— Begin Collected data —

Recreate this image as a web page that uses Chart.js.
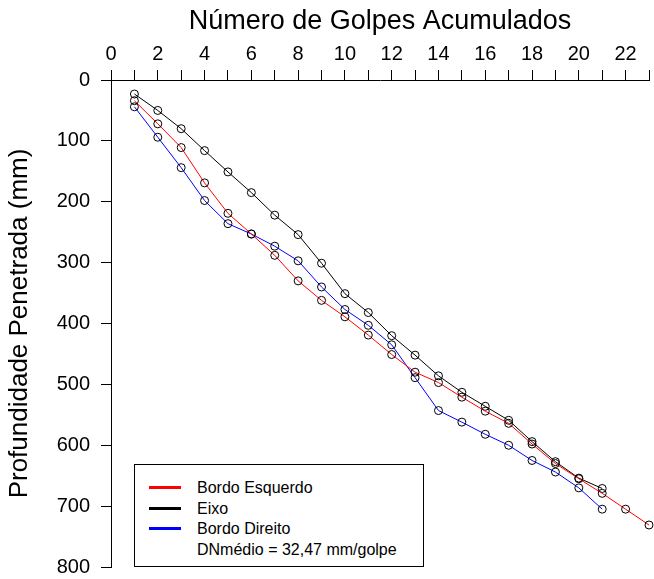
<!DOCTYPE html>
<html>
<head>
    <meta charset="utf-8">
    <title>Número de Golpes Acumulados</title>
    <script src="https://cdn.jsdelivr.net/npm/chart.js"></script>
    <style>
        body { margin: 0; background: #fff; }
        #wrap { position: relative; width: 654px; height: 579px; }
        #legend {
            position: absolute; left: 134px; top: 464px; width: 290px; height: 103px;
            border: 1px solid #000; box-sizing: border-box; background: #fff;
            font-family: "Liberation Sans", Arial, sans-serif; font-size: 16px; color: #000;
            padding-top: 13px;
        }
        #legend .row { height: 20.5px; line-height: 20.5px; position: relative; padding-left: 62px; white-space: nowrap; }
        #legend .sw { position: absolute; left: 14px; top: 8px; width: 32px; height: 3px; }
    </style>
</head>
<body>
    <div id="wrap">
        <canvas id="dcpChart" width="654" height="579"></canvas>
        <div id="legend"></div>
    </div>

    <script>
        const golpes = [1, 2, 3, 4, 5, 6, 7, 8, 9, 10, 11, 12, 13, 14, 15, 16, 17, 18, 19, 20, 21, 22, 23];
        const bordoEsquerdo = [34, 72, 111, 169, 219, 253, 288, 330, 362, 389, 419, 451, 480, 497, 521, 544, 564, 598, 630, 655, 679, 705, 731];
        const eixo = [23, 50, 80, 116, 151, 185, 222, 254, 301, 351, 382, 420, 452, 486, 513, 536, 559, 594, 627, 654, 671];
        const bordoDireito = [44, 94, 144, 198, 236, 253, 273, 297, 340, 377, 403, 435, 489, 543, 562, 582, 600, 625, 644, 670, 705];
        const legendNote = 'DNmédio = 32,47 mm/golpe';

        const series = [
            { label: 'Bordo Esquerdo', values: bordoEsquerdo, color: '#ff0000' },
            { label: 'Eixo', values: eixo, color: '#000000' },
            { label: 'Bordo Direito', values: bordoDireito, color: '#0000ff' }
        ];

        const font = '"Liberation Sans", Arial, sans-serif';

        const ctx = document.getElementById('dcpChart').getContext('2d');
        new Chart(ctx, {
            type: 'line',
            data: {
                datasets: series.map(s => ({
                    label: s.label,
                    data: s.values.map((v, i) => ({ x: golpes[i], y: v })),
                    borderColor: s.color,
                    borderWidth: 1,
                    pointRadius: 4,
                    pointBorderColor: '#000',
                    pointBorderWidth: 1,
                    pointBackgroundColor: 'rgba(0,0,0,0)',
                    clip: false
                }))
            },
            options: {
                responsive: false,
                animation: false,
                layout: { padding: { left: 0, top: 0, right: 2, bottom: 12 } },
                plugins: { legend: { display: false }, tooltip: { enabled: false } },
                scales: {
                    x: {
                        type: 'linear',
                        position: 'top',
                        min: 0,
                        max: 23,
                        afterFit: scale => {
                            scale.height = 80;
                            scale.paddingLeft = 0;
                            scale.paddingRight = 0;
                        },
                        afterBuildTicks: scale => {
                            scale.ticks = Array.from({ length: 24 }, (_, i) => ({ value: i }));
                        },
                        ticks: {
                            autoSkip: false,
                            maxRotation: 0,
                            padding: 4,
                            color: '#000',
                            font: { family: font, size: 20 },
                            callback: v => (v % 2 === 0 && v <= 22 ? String(v) : '')
                        },
                        grid: { drawOnChartArea: false, tickLength: 10, color: '#000', tickColor: '#000' },
                        border: { display: true, color: '#000', width: 1 },
                        title: {
                            display: true,
                            text: 'Número de Golpes Acumulados',
                            color: '#000',
                            font: { family: font, size: 27 },
                            padding: { top: 5, bottom: 0 }
                        }
                    },
                    y: {
                        type: 'linear',
                        reverse: true,
                        min: 0,
                        max: 800,
                        afterFit: scale => {
                            scale.width = 111;
                            scale.paddingTop = 0;
                            scale.paddingBottom = 0;
                        },
                        ticks: {
                            stepSize: 100,
                            padding: 11,
                            color: '#000',
                            font: { family: font, size: 20 }
                        },
                        grid: { drawOnChartArea: false, tickLength: 10, color: '#000', tickColor: '#000' },
                        border: { display: true, color: '#000', width: 1 },
                        title: {
                            display: true,
                            text: 'Profundidade Penetrada (mm)',
                            color: '#000',
                            font: { family: font, size: 26 },
                            padding: { top: 4, bottom: 0 }
                        }
                    }
                }
            }
        });

        const legend = document.getElementById('legend');
        series.forEach(s => {
            const row = document.createElement('div');
            row.className = 'row';
            const sw = document.createElement('span');
            sw.className = 'sw';
            sw.style.background = s.color;
            row.appendChild(sw);
            row.appendChild(document.createTextNode(s.label));
            legend.appendChild(row);
        });
        const note = document.createElement('div');
        note.className = 'row';
        note.textContent = legendNote;
        legend.appendChild(note);
    </script>
</body>
</html>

— End Collected data —

- **What is asked**
Every line is to be duplicated exactly, though pictures stay out.

- **Output of the exercise**
Recreate this image as a web page that uses Chart.js.
<!DOCTYPE html>
<html>
<head>
    <meta charset="utf-8">
    <title>Número de Golpes Acumulados</title>
    <script src="https://cdn.jsdelivr.net/npm/chart.js"></script>
    <style>
        body { margin: 0; background: #fff; }
        #wrap { position: relative; width: 654px; height: 579px; }
        #legend {
            position: absolute; left: 134px; top: 464px; width: 290px; height: 103px;
            border: 1px solid #000; box-sizing: border-box; background: #fff;
            font-family: "Liberation Sans", Arial, sans-serif; font-size: 16px; color: #000;
            padding-top: 13px;
        }
        #legend .row { height: 20.5px; line-height: 20.5px; position: relative; padding-left: 62px; white-space: nowrap; }
        #legend .sw { position: absolute; left: 14px; top: 8px; width: 32px; height: 3px; }
    </style>
</head>
<body>
    <div id="wrap">
        <canvas id="dcpChart" width="654" height="579"></canvas>
        <div id="legend"></div>
    </div>

    <script>
        const golpes = [1, 2, 3, 4, 5, 6, 7, 8, 9, 10, 11, 12, 13, 14, 15, 16, 17, 18, 19, 20, 21, 22, 23];
        const bordoEsquerdo = [34, 72, 111, 169, 219, 253, 288, 330, 362, 389, 419, 451, 480, 497, 521, 544, 564, 598, 630, 655, 679, 705, 731];
        const eixo = [23, 50, 80, 116, 151, 185, 222, 254, 301, 351, 382, 420, 452, 486, 513, 536, 559, 594, 627, 654, 671];
        const bordoDireito = [44, 94, 144, 198, 236, 253, 273, 297, 340, 377, 403, 435, 489, 543, 562, 582, 600, 625, 644, 670, 705];
        const legendNote = 'DNmédio = 32,47 mm/golpe';

        const series = [
            { label: 'Bordo Esquerdo', values: bordoEsquerdo, color: '#ff0000' },
            { label: 'Eixo', values: eixo, color: '#000000' },
            { label: 'Bordo Direito', values: bordoDireito, color: '#0000ff' }
        ];

        const font = '"Liberation Sans", Arial, sans-serif';

        const ctx = document.getElementById('dcpChart').getContext('2d');
        new Chart(ctx, {
            type: 'line',
            data: {
                datasets: series.map(s => ({
                    label: s.label,
                    data: s.values.map((v, i) => ({ x: golpes[i], y: v })),
                    borderColor: s.color,
                    borderWidth: 1,
                    pointRadius: 4,
                    pointBorderColor: '#000',
                    pointBorderWidth: 1,
                    pointBackgroundColor: 'rgba(0,0,0,0)',
                    clip: false
                }))
            },
            options: {
                responsive: false,
                animation: false,
                layout: { padding: { left: 0, top: 0, right: 2, bottom: 12 } },
                plugins: { legend: { display: false }, tooltip: { enabled: false } },
                scales: {
                    x: {
                        type: 'linear',
                        position: 'top',
                        min: 0,
                        max: 23,
                        afterFit: scale => {
                            scale.height = 80;
                            scale.paddingLeft = 0;
                            scale.paddingRight = 0;
                        },
                        afterBuildTicks: scale => {
                            scale.ticks = Array.from({ length: 24 }, (_, i) => ({ value: i }));
                        },
                        ticks: {
                            autoSkip: false,
                            maxRotation: 0,
                            padding: 4,
                            color: '#000',
                            font: { family: font, size: 20 },
                            callback: v => (v % 2 === 0 && v <= 22 ? String(v) : '')
                        },
                        grid: { drawOnChartArea: false, tickLength: 10, color: '#000', tickColor: '#000' },
                        border: { display: true, color: '#000', width: 1 },
                        title: {
                            display: true,
                            text: 'Número de Golpes Acumulados',
                            color: '#000',
                            font: { family: font, size: 27 },
                            padding: { top: 5, bottom: 0 }
                        }
                    },
                    y: {
                        type: 'linear',
                        reverse: true,
                        min: 0,
                        max: 800,
                        afterFit: scale => {
                            scale.width = 111;
                            scale.paddingTop = 0;
                            scale.paddingBottom = 0;
                        },
                        ticks: {
                            stepSize: 100,
                            padding: 11,
                            color: '#000',
                            font: { family: font, size: 20 }
                        },
                        grid: { drawOnChartArea: false, tickLength: 10, color: '#000', tickColor: '#000' },
                        border: { display: true, color: '#000', width: 1 },
                        title: {
                            display: true,
                            text: 'Profundidade Penetrada (mm)',
                            color: '#000',
                            font: { family: font, size: 26 },
                            padding: { top: 4, bottom: 0 }
                        }
                    }
                }
            }
        });

        const legend = document.getElementById('legend');
        series.forEach(s => {
            const row = document.createElement('div');
            row.className = 'row';
            const sw = document.createElement('span');
            sw.className = 'sw';
            sw.style.background = s.color;
            row.appendChild(sw);
            row.appendChild(document.createTextNode(s.label));
            legend.appendChild(row);
        });
        const note = document.createElement('div');
        note.className = 'row';
        note.textContent = legendNote;
        legend.appendChild(note);
    </script>
</body>
</html>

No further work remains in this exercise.